==== PROVIDED DATA

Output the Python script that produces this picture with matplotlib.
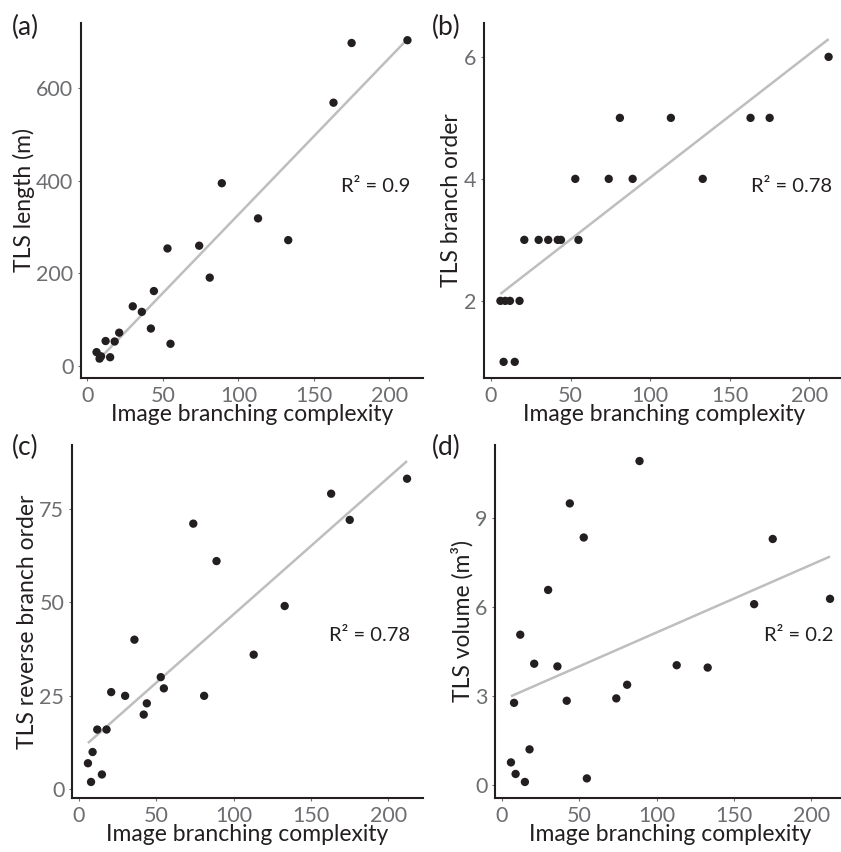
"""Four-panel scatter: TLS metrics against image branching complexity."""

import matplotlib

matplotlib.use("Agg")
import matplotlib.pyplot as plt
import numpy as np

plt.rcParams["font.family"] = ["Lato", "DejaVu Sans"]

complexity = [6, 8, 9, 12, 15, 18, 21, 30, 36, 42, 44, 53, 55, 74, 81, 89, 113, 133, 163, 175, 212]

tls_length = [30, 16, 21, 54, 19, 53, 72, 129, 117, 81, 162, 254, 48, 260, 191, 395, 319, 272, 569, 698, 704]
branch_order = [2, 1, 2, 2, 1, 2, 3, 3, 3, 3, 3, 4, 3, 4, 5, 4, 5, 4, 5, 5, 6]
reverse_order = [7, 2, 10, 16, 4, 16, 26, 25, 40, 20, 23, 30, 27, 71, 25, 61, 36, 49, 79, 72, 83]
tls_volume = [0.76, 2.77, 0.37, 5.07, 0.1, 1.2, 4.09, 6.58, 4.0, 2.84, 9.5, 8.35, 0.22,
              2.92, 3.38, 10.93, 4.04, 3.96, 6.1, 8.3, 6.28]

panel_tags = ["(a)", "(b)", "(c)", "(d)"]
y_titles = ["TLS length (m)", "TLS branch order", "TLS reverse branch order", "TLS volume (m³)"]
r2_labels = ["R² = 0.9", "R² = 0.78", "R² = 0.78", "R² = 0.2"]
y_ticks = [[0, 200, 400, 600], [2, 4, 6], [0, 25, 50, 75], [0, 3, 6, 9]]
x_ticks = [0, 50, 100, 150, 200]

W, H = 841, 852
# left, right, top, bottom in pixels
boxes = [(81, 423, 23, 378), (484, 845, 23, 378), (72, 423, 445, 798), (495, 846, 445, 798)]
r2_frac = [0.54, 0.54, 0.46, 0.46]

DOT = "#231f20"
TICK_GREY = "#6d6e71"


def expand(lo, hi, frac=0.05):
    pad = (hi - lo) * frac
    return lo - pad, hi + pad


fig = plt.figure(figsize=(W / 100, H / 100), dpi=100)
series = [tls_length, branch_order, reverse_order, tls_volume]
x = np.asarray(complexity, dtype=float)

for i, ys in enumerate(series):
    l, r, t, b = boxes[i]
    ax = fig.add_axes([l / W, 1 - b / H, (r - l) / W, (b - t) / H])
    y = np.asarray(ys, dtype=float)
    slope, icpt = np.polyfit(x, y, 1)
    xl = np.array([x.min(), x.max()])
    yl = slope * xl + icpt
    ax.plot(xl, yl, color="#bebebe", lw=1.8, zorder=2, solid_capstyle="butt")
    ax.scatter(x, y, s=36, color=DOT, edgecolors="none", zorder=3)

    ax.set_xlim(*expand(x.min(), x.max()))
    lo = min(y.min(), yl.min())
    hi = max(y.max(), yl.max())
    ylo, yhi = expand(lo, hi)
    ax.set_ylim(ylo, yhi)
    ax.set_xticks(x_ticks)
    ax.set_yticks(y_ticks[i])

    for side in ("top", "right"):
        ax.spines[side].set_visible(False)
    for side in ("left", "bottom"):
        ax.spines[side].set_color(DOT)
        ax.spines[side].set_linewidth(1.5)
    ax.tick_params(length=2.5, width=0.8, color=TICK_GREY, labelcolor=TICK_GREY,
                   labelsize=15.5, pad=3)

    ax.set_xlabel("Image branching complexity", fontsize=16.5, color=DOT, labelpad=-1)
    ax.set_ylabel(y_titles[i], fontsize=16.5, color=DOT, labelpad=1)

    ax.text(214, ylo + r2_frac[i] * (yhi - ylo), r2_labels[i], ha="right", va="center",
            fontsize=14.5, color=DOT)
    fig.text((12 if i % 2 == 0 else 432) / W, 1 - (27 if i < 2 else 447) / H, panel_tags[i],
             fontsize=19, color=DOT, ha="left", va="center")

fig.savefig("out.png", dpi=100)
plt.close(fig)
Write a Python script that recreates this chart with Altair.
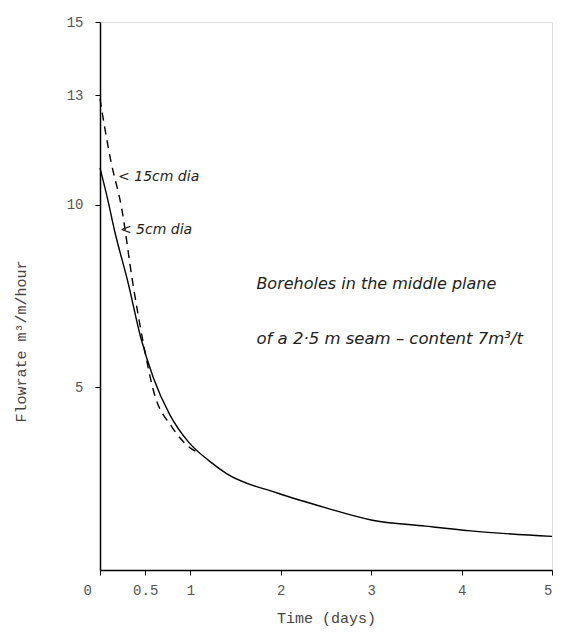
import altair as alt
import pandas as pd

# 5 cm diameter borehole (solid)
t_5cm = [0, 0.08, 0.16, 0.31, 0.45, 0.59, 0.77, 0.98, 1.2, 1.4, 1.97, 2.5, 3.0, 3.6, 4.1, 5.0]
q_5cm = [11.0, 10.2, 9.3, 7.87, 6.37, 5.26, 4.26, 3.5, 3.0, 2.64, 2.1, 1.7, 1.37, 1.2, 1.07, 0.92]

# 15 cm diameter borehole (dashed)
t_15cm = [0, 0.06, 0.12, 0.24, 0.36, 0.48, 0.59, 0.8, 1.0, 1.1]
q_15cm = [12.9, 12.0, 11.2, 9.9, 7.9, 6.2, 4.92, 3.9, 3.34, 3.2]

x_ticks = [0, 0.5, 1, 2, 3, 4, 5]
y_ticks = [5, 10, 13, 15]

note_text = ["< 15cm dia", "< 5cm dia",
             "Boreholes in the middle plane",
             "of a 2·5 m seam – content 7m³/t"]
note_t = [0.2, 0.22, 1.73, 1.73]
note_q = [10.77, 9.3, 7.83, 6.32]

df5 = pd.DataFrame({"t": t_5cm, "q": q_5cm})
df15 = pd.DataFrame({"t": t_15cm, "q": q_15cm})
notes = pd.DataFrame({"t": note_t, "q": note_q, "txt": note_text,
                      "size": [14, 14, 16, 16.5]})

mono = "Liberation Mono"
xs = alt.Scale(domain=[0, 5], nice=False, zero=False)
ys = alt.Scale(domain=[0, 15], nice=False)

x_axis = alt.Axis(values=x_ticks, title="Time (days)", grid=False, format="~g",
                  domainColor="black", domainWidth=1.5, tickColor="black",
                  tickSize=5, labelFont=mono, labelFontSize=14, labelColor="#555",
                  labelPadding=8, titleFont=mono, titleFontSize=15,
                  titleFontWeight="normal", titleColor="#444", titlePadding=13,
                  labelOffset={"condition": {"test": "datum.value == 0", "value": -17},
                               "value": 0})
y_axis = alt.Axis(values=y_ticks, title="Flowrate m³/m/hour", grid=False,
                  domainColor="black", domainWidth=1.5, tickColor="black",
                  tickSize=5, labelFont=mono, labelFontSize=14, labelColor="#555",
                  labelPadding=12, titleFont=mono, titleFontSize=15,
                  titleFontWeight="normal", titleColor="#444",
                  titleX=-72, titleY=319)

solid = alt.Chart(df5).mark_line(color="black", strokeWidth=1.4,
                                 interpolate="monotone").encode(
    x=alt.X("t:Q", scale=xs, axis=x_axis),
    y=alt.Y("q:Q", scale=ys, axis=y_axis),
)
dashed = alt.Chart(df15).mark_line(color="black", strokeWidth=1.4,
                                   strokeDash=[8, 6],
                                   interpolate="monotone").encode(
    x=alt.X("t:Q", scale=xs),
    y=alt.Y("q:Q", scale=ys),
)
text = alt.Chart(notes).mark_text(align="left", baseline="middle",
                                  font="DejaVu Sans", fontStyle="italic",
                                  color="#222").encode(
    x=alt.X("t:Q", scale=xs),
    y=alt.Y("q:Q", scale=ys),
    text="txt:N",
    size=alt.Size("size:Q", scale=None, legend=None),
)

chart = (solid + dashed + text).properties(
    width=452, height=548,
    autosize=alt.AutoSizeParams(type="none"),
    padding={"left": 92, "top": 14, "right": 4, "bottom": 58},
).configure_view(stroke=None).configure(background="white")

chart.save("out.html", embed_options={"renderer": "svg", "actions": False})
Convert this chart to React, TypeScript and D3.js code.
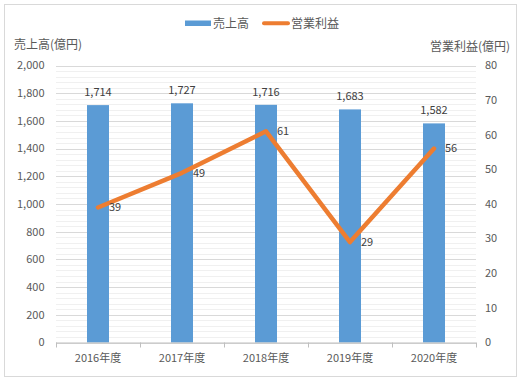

========

THE REQUEST:
Leaving out the pictures, extract the stretch from the line holding "Write a Python" through the line holding "titleX=-72, titleY=319)", word for word.

EXERCISE OUTPUT:
Write a Python script that recreates this chart with Altair.
import altair as alt
import pandas as pd

# 5 cm diameter borehole (solid)
t_5cm = [0, 0.08, 0.16, 0.31, 0.45, 0.59, 0.77, 0.98, 1.2, 1.4, 1.97, 2.5, 3.0, 3.6, 4.1, 5.0]
q_5cm = [11.0, 10.2, 9.3, 7.87, 6.37, 5.26, 4.26, 3.5, 3.0, 2.64, 2.1, 1.7, 1.37, 1.2, 1.07, 0.92]

# 15 cm diameter borehole (dashed)
t_15cm = [0, 0.06, 0.12, 0.24, 0.36, 0.48, 0.59, 0.8, 1.0, 1.1]
q_15cm = [12.9, 12.0, 11.2, 9.9, 7.9, 6.2, 4.92, 3.9, 3.34, 3.2]

x_ticks = [0, 0.5, 1, 2, 3, 4, 5]
y_ticks = [5, 10, 13, 15]

note_text = ["< 15cm dia", "< 5cm dia",
             "Boreholes in the middle plane",
             "of a 2·5 m seam – content 7m³/t"]
note_t = [0.2, 0.22, 1.73, 1.73]
note_q = [10.77, 9.3, 7.83, 6.32]

df5 = pd.DataFrame({"t": t_5cm, "q": q_5cm})
df15 = pd.DataFrame({"t": t_15cm, "q": q_15cm})
notes = pd.DataFrame({"t": note_t, "q": note_q, "txt": note_text,
                      "size": [14, 14, 16, 16.5]})

mono = "Liberation Mono"
xs = alt.Scale(domain=[0, 5], nice=False, zero=False)
ys = alt.Scale(domain=[0, 15], nice=False)

x_axis = alt.Axis(values=x_ticks, title="Time (days)", grid=False, format="~g",
                  domainColor="black", domainWidth=1.5, tickColor="black",
                  tickSize=5, labelFont=mono, labelFontSize=14, labelColor="#555",
                  labelPadding=8, titleFont=mono, titleFontSize=15,
                  titleFontWeight="normal", titleColor="#444", titlePadding=13,
                  labelOffset={"condition": {"test": "datum.value == 0", "value": -17},
                               "value": 0})
y_axis = alt.Axis(values=y_ticks, title="Flowrate m³/m/hour", grid=False,
                  domainColor="black", domainWidth=1.5, tickColor="black",
                  tickSize=5, labelFont=mono, labelFontSize=14, labelColor="#555",
                  labelPadding=12, titleFont=mono, titleFontSize=15,
                  titleFontWeight="normal", titleColor="#444",
                  titleX=-72, titleY=319)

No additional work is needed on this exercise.